Framing the Computer

Before social media communities formed around shared concerns, interests, politics, and identity, print media connected communities.

With so many “communities” influencing the opportunities possible for an individual, it can be challenging to discern what makes a community, what communities’ matter for a history of computing, and the relationship between the community and the individual. However, as a technology that constructed the symbolic narrative of Dodson and connected that narrative to a black audience, publications like Ebony Magazine were technologies that held African-American computing communities together. Dodson, through Ebony, could influence readers like Anita Taylor to act on their dreams and work towards their “high goals.” Likewise, through the story of Dodson, a special kind of black individual was constructed. This individual, not always a “Computer Whiz Kid,” was to be emulated by the reader, reproduced in black society, and was shared by the media repeatedly. Looking at media made for and by black people, African American computing communities consisted of the audience for “The Computer Whiz Kid” and people like Robert Dodson, who allowed their stories to be shared. African American computing communities also include the organizations that decided that the black readers of Ebony in 1969 needed to meet “The Whiz Kid.”

Civil rights and black betterment organizations fighting for equality and freedom sought to create symbols of black defiance, hope, future, and success. An example of their work is Rosa Parks, who be- came a symbolic individual representing defiance and resistance to the system of inequality that bolstered the segregation system but not by chance. In 1955, civil rights organizers from the NAACP waited to find the right person to build a public legal case around. Rosa Parks was not the first person of African descent to be arrested in Montgomery, Alabama, for disobeying segregation bus laws. She was, however, the one that civil rights organizers identified as being best suited for the spotlight (Tufekci 62-63).
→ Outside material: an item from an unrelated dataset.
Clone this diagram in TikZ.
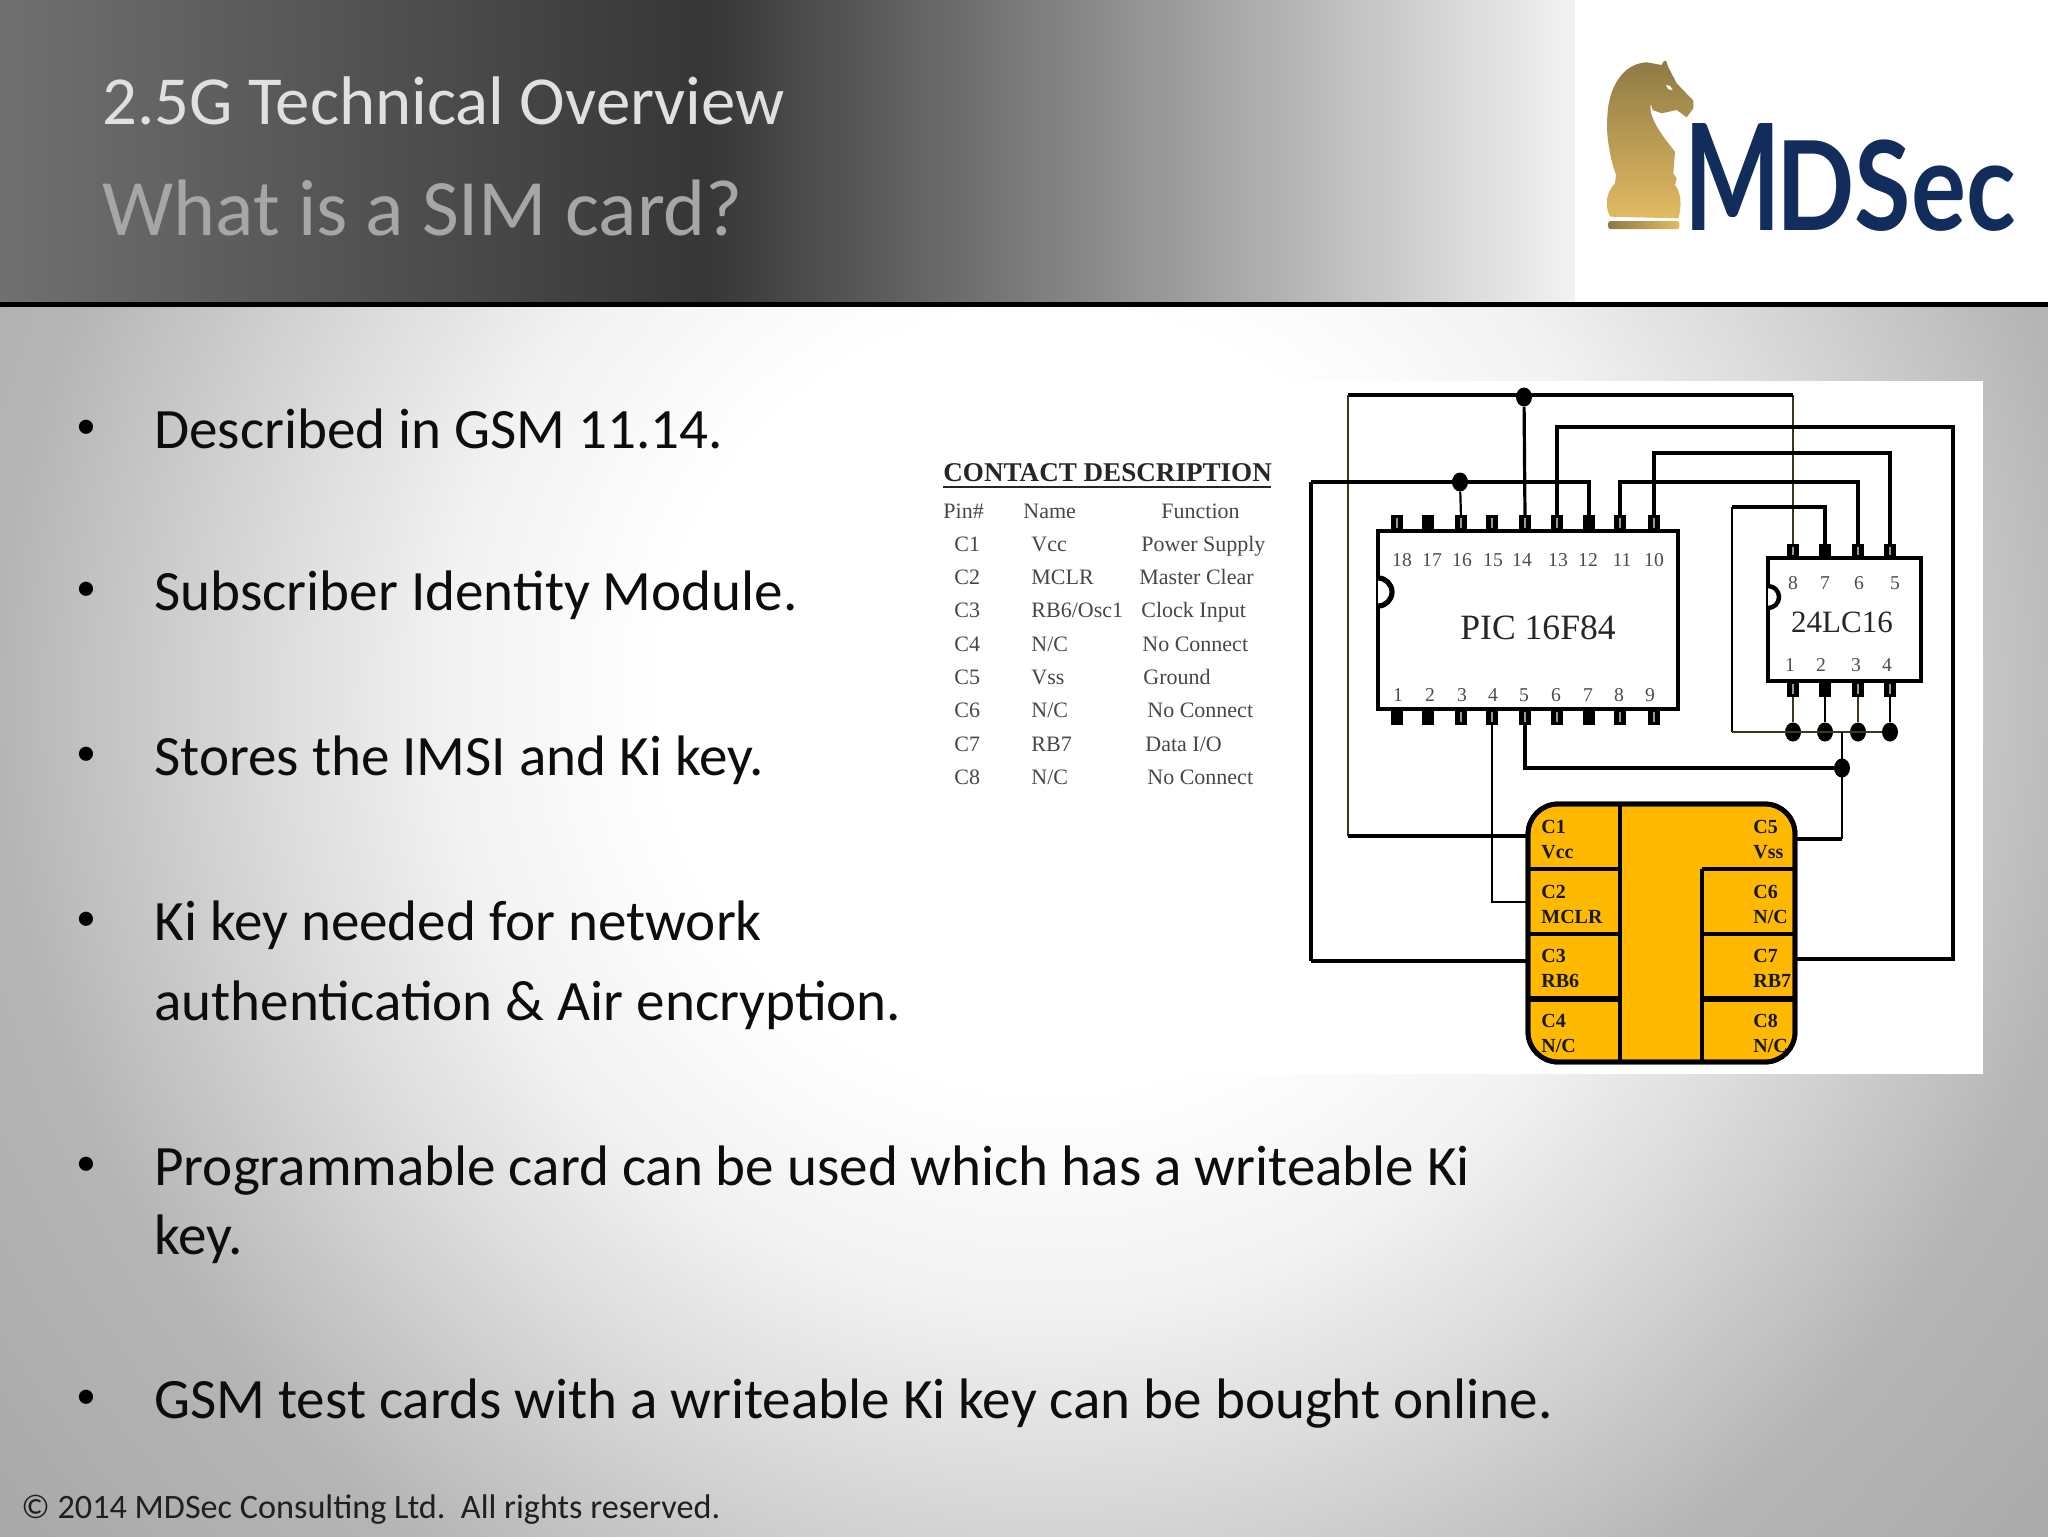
\documentclass[tikz,border=0pt]{standalone}
\usepackage{fontspec}
\setmainfont{Carlito}
\newfontfamily\tms{Liberation Serif}
\newfontfamily\logofont{Lato}
\usetikzlibrary{calc,shapes.geometric}
\definecolor{navy}{HTML}{122D5B}
\definecolor{chip}{HTML}{FFB900}
\definecolor{golddark}{HTML}{8F7A45}
\definecolor{goldlight}{HTML}{E2BA62}
\definecolor{wirebrown}{HTML}{3F3718}
\pgfdeclareradialshading{slidebg}{\pgfpoint{0bp}{0bp}}{%
 color(0bp)=(white);color(6.5bp)=(white);color(10bp)=(black!5);color(13bp)=(black!14);color(17.5bp)=(black!29);color(22.5bp)=(black!34);color(50bp)=(black!36)}
\pgfdeclarehorizontalshading{headbg}{100bp}{%
 color(0bp)=(black!56);color(25bp)=(black!56);color(42.2bp)=(black!79);color(64bp)=(black!3);color(65bp)=(white);color(100bp)=(white)}
\tikzset{
 body/.style={anchor=base west,font=\fontsize{28.55}{30}\selectfont,text=black!95,inner sep=0pt},
 bul/.style={anchor=base,font=\fontsize{20}{22}\selectfont,text=black,inner sep=0pt},
 wire/.style={draw=black,line width=1.6pt,line join=miter},
 thin wire/.style={draw=black,line width=1.1pt},
 brown wire/.style={draw=wirebrown,line width=1.3pt},
 ic/.style={draw=black,line width=2.2pt,fill=white},
 pin/.style={fill=black,minimum width=6.2pt,minimum height=8pt,inner sep=0pt,draw=none},
 slit/.style={fill=black!40,minimum width=1.3pt,minimum height=5pt,inner sep=0pt,draw=none},
 dot/.style={fill=black,ellipse,inner sep=0pt,minimum width=8pt,minimum height=9.5pt},
 pinnum/.style={font=\tms\fontsize{9.8}{10}\selectfont,text=black!70,inner sep=0pt},
 tb/.style={anchor=base west,font=\tms\fontsize{11}{11}\selectfont,text=black!72,inner sep=0pt},
 cl/.style={anchor=west,font=\tms\bfseries\fontsize{10}{10}\selectfont,text=black!90,inner sep=0pt},
}
\begin{document}
\begin{tikzpicture}[x=0.5pt,y=-0.5pt]
\useasboundingbox (0,0) rectangle (2048,1536);
% background
\begin{scope}
\clip (0,300) rectangle (2048,1536);
\shade[shading=slidebg] (-450,-800) rectangle (2550,2200);
\end{scope}
\shade[shading=headbg] (0,0) rectangle (2048,302);
\fill[white] (1575,0) rectangle (2048,302);
\fill[black] (0,302) rectangle (2048,306.5);
% picture panel
\fill[white] (928,381) rectangle (1983,1074);
% titles
\node[anchor=base west,inner sep=0pt,text=black!12,font=\fontsize{34.4}{35}\selectfont] (t1) at (102,125) {2.5G Technical Overview};
\node[anchor=base west,inner sep=0pt,text=black!35,font=\fontsize{40}{40}\selectfont] (t2) at (102,235) {What is a SIM card?};
% logo
\begin{scope}[shift={(1580,30)},x=0.16667pt,y=-0.16667pt]
\shade[top color=golddark,bottom color=goldlight]
 (90,560) .. controls (75,530) and (75,490) .. (105,460) -- (108,435) .. controls (85,370) and (78,300) .. (82,260)
 .. controls (85,170) and (130,100) .. (200,97) -- (245,105) -- (250,95) -- (258,92) -- (265,112) -- (290,160) -- (340,212) -- (340,235) -- (320,262)
 -- (290,240) -- (245,250) -- (218,240) -- (212,220) .. controls (205,260) and (240,310) .. (285,365) -- (280,430) -- (290,445) -- (285,465)
 .. controls (305,490) and (305,530) .. (295,565) -- cycle;
\fill[white] (258,165) -- (270,168) -- (278,180) -- (265,178) -- cycle;
\shade[left color=golddark,right color=goldlight,rounded corners=1pt] (85,573) rectangle (298,597);
\end{scope}
\node[anchor=base west,inner sep=0pt,text=navy,font=\logofont\bfseries\fontsize{74}{74}\selectfont] (logom) at (1684,230) {\scalebox{0.69}[1]{M}};
\node[anchor=base west,inner sep=0pt,text=navy,font=\logofont\bfseries\fontsize{62}{62}\selectfont] (logod) at (1776,230) {\scalebox{0.83}[1]{DSec}};
% body
\node[bul] (b1) at (86,438) {•};
\node[body] (l1) at (154,448.5) {Described in GSM 11.14.};
\node[bul] (b2) at (86,600) {•};
\node[body] (l2) at (154,610.5) {Subscriber Identity Module.};
\node[bul] (b3) at (86,765) {•};
\node[body] (l3) at (154,775.5) {Stores the IMSI and Ki key.};
\node[bul] (b4) at (86,930) {•};
\node[body] (l4) at (154,940.5) {Ki key needed for network};
\node[body] (l5) at (154,1020.5) {authentication \& Air encryption.};
\node[bul] (b5) at (86,1175) {•};
\node[body] (l6) at (154,1185.5) {Programmable card can be used which has a writeable Ki};
\node[body] (l7) at (154,1254) {key.};
\node[bul] (b6) at (86,1408) {•};
\node[body] (l8) at (154,1418.5) {GSM test cards with a writeable Ki key can be bought online.};
\node[anchor=base west,inner sep=0pt,text=black!88,font=\fontsize{17.1}{18}\selectfont] (foot) at (21,1518) {© 2014 MDSec Consulting Ltd.\ \ All rights reserved.};
% table
\node[anchor=base west,inner sep=0pt,text=black!85,font=\tms\bfseries\fontsize{13.55}{15}\selectfont] (th) at (943,481) {CONTACT DESCRIPTION};
\draw[black!85,line width=1pt] (943,487) -- (1271,487);
\node[tb] (h1) at (943,518) {Pin\#};
\node[tb] (h2) at (1023,518) {Name};
\node[tb] (h3) at (1161,518) {Function};
\foreach \i/\y/\nm/\nx/\fn/\fx in {1/551/Vcc/1031/Power Supply/1141,2/584/MCLR/1031/Master Clear/1139,3/617/RB6\slash Osc1/1031/Clock Input/1141,4/651/N\slash C/1031/No Connect/1142,5/684/Vss/1031/Ground/1143,6/717/N\slash C/1031/No Connect/1147,7/751/RB7/1031/Data I\slash O/1145,8/784/N\slash C/1031/No Connect/1147}{
 \node[tb] (tc\i) at (954,\y) {C\i};
 \node[tb] (tn\i) at (\nx,\y) {\nm};
 \node[tb] (tf\i) at (\fx,\y) {\fn};
}
% coordinates
\foreach \n/\x in {18/1397,17/1428,16/1461,15/1492,14/1525,13/1557,12/1589,11/1620,10/1654}{\coordinate (p\n) at (\x,518);}
\foreach \n/\x in {1/1397,2/1428,3/1461,4/1492,5/1525,6/1557,7/1589,8/1620,9/1654}{\coordinate (p\n) at (\x,725);}
\foreach \n/\x in {8/1793,7/1825,6/1858,5/1890}{\coordinate (e\n) at (\x,545);}
\foreach \n/\x in {1/1793,2/1825,3/1858,4/1890}{\coordinate (e\n) at (\x,697);}
% nodes for ICs
\node[ic,minimum width=150pt,minimum height=89pt,inner sep=0pt] (pic) at (1528,620) {};
\node[ic,minimum width=76.5pt,minimum height=61.5pt,inner sep=0pt] (eep) at (1844.5,619.5) {};
% card
\draw[draw=black,line width=2.4pt,fill=chip,rounded corners=15pt] (1528,804) rectangle (1795,1062);
\coordinate (c1) at (1528,836);
\coordinate (c2) at (1528,902);
\coordinate (c3) at (1528,961);
\coordinate (c5) at (1795,839);
\coordinate (c7) at (1795,959);
\foreach \n/\a/\b/\ya in {1/C1/Vcc/827,2/C2/MCLR/892,3/C3/RB6/956,4/C4/N\slash C/1021}{
 \pgfmathtruncatemacro{\yb}{\ya+25}
 \node[cl] (la\n) at (1541,\ya) {\a};
 \node[cl] (lb\n) at (1541,\yb) {\b};
}
\foreach \n/\a/\b/\ya in {5/C5/Vss/827,6/C6/N\slash C/892,7/C7/RB7/956,8/C8/N\slash C/1021}{
 \pgfmathtruncatemacro{\yb}{\ya+25}
 \node[cl] (la\n) at (1753,\ya) {\a};
 \node[cl] (lb\n) at (1753,\yb) {\b};
}
\draw[draw=black,line width=2.4pt,rounded corners=15pt] (1528,804) rectangle (1795,1062);
\draw[black,line width=2.2pt] (1620,804) -- (1620,1062);
\draw[black,line width=2.2pt] (1702,1062) -- (1702,869);
\draw[black,line width=2pt] (1528,869) -- (1620,869) (1702,869) -- (1795,869);
\draw[black,line width=2pt] (1528,934) -- (1620,934) (1702,934) -- (1795,934);
\draw[black,line width=3pt] (1528,999) -- (1620,999) (1702,999) -- (1795,999);
% junctions
\node[dot] (jv) at (1524,397) {};
\node[dot] (jc) at (1460,482) {};
\node[dot] (j1) at (1793,732) {};
\node[dot] (j2) at (1825,732) {};
\node[dot] (j3) at (1858,732) {};
\node[dot] (j4) at (1890,732) {};
\node[dot] (jg) at (1842,768) {};
\coordinate (tl) at (1348,395);
\coordinate (tr) at (1793,395);
\coordinate (wc) at (1311,482);
\coordinate (h13) at (1557,427);
\coordinate (r13) at (1953,427);
\coordinate (r7) at (1953,959);
\coordinate (h10) at (1654,453);
\coordinate (h5) at (1890,453);
\coordinate (h12) at (1589,482);
\coordinate (h11) at (1620,482);
\coordinate (h6) at (1858,482);
\coordinate (g1) at (1732,507);
\coordinate (g2) at (1825,507);
\coordinate (g3) at (1732,732);
\coordinate (g4) at (1842,732);
\coordinate (g5) at (1842,839);
\coordinate (g6) at (1525,768);
\coordinate (m4) at (1492,902);
\coordinate (w3) at (1311,961);
\coordinate (w1) at (1348,836);
% wires
\draw[brown wire] (tr) -- (e8);
\draw[wire] (tl) -- (tr);
\draw[brown wire] (tl) -- (w1);
\draw[wire] (w1) -- (c1);
\draw[wire] (jv) -- (p14);
\draw[wire] (p13) -- (h13) -- (r13) -- (r7) -- (c7);
\draw[wire] (p10) -- (h10) -- (h5) -- (e5);
\draw[wire] (wc) -- (h12) -- (p12);
\draw[thin wire] (jc) -- (p16);
\draw[wire] (w3) -- (wc);
\draw[wire] (w3) -- (c3);
\draw[wire] (p11) -- (h11) -- (h6) -- (e6);
\draw[thin wire] (g3) -- (g1);
\draw[wire] (g1) -- (g2) -- (e7);
\draw[brown wire] (g3) -- (j4);
\draw[brown wire] (e1) -- (j1) (e3) -- (j3);
\draw[thin wire] (e2) -- (j2) (e4) -- (j4);
\draw[wire] (p5) -- (g6) -- (jg);
\draw[thin wire] (g4) -- (g5);
\draw[wire] (g5) -- (c5);
\draw[thin wire] (p4) -- (m4) -- (c2);
% pins
\foreach \n/\x in {18/1397,17/1428,16/1461,15/1492,14/1525,13/1557,12/1589,11/1620,10/1654}{\node[pin] (tp\n) at (\x,523) {};}
\foreach \n/\x in {1/1397,2/1428,3/1461,4/1492,5/1525,6/1557,7/1589,8/1620,9/1654}{\node[pin] (bp\n) at (\x,717) {};}
\foreach \n/\x in {8/1793,7/1825,6/1858,5/1890}{\node[pin,minimum height=7pt] (te\n) at (\x,551) {};}
\foreach \n/\x in {1/1793,2/1825,3/1858,4/1890}{\node[pin,minimum height=8pt] (be\n) at (\x,689) {};}
\foreach \n in {18,16,15,14,13,11,10}{\node[slit] (st\n) at (tp\n) {};}
\foreach \n in {3,4,5,6,8,9}{\node[slit] (sb\n) at (bp\n) {};}
\foreach \n in {8,6,5}{\node[slit,minimum height=4pt] (se\n) at (te\n) {};}
\foreach \n in {1,3,4}{\node[slit] (sf\n) at (be\n) {};}
% notches
\draw[ic,line width=2.6pt] (1378,606) arc (-90:90:7pt and 7pt);
\draw[ic,line width=2.2pt] (1768,608) arc (-90:90:5.5pt and 5.5pt);
% pin numbers
\foreach \n/\x in {18/1402,17/1432,16/1462,15/1493,14/1522,13/1558,12/1588,11/1622,10/1654}{\node[pinnum] (nt\n) at (\x,560) {\n};}
\foreach \n/\x in {1/1398,2/1430,3/1462,4/1493,5/1524,6/1556,7/1588,8/1619,9/1650}{\node[pinnum] (nb\n) at (\x,695) {\n};}
\foreach \n/\x in {8/1793,7/1825,6/1859,5/1895}{\node[pinnum] (et\n) at (\x,583) {\n};}
\foreach \n/\x in {1/1790,2/1821,3/1856,4/1887}{\node[pinnum] (eb\n) at (\x,665) {\n};}
\node[inner sep=0pt,text=black!85,font=\tms\fontsize{17.8}{18}\selectfont] (picl) at (1538,628) {PIC 16F84};
\node[inner sep=0pt,text=black!85,font=\tms\fontsize{15.5}{16}\selectfont] (eepl) at (1842,622) {24LC16};
\end{tikzpicture}
\end{document}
African American computing communities consisted of an audience hungry for a better future, civil rights and black betterment organizations fighting to make opportunity possible, and the black press that deliberately connected audience and organizers to improve the status of black people in America. As the elements that comprise African American computing communities, audience, media, symbolic individuals, and civil rights organizing are also characteristic in the history of other black communities. The literature on black labor, media, activism, class, and culture of the 19th and 20th centuries purposes that the large collective “African-American community” was formed out of smaller communities (in fields of work, in neighborhoods, on HBCU and college campuses). These smaller communities networked for full citizenship, creating cultural products (literature, language, attitudes) that organized black people nationally into a people with a distinct voice in American history. First shut out of mainstream society by racist classifications as other than American, human, and citizen, the response to this willful stifling of black futures found in histories and legacies of inequality shaped black people into a demographic with unique language, culture, and politics (Foner and Lewis 511).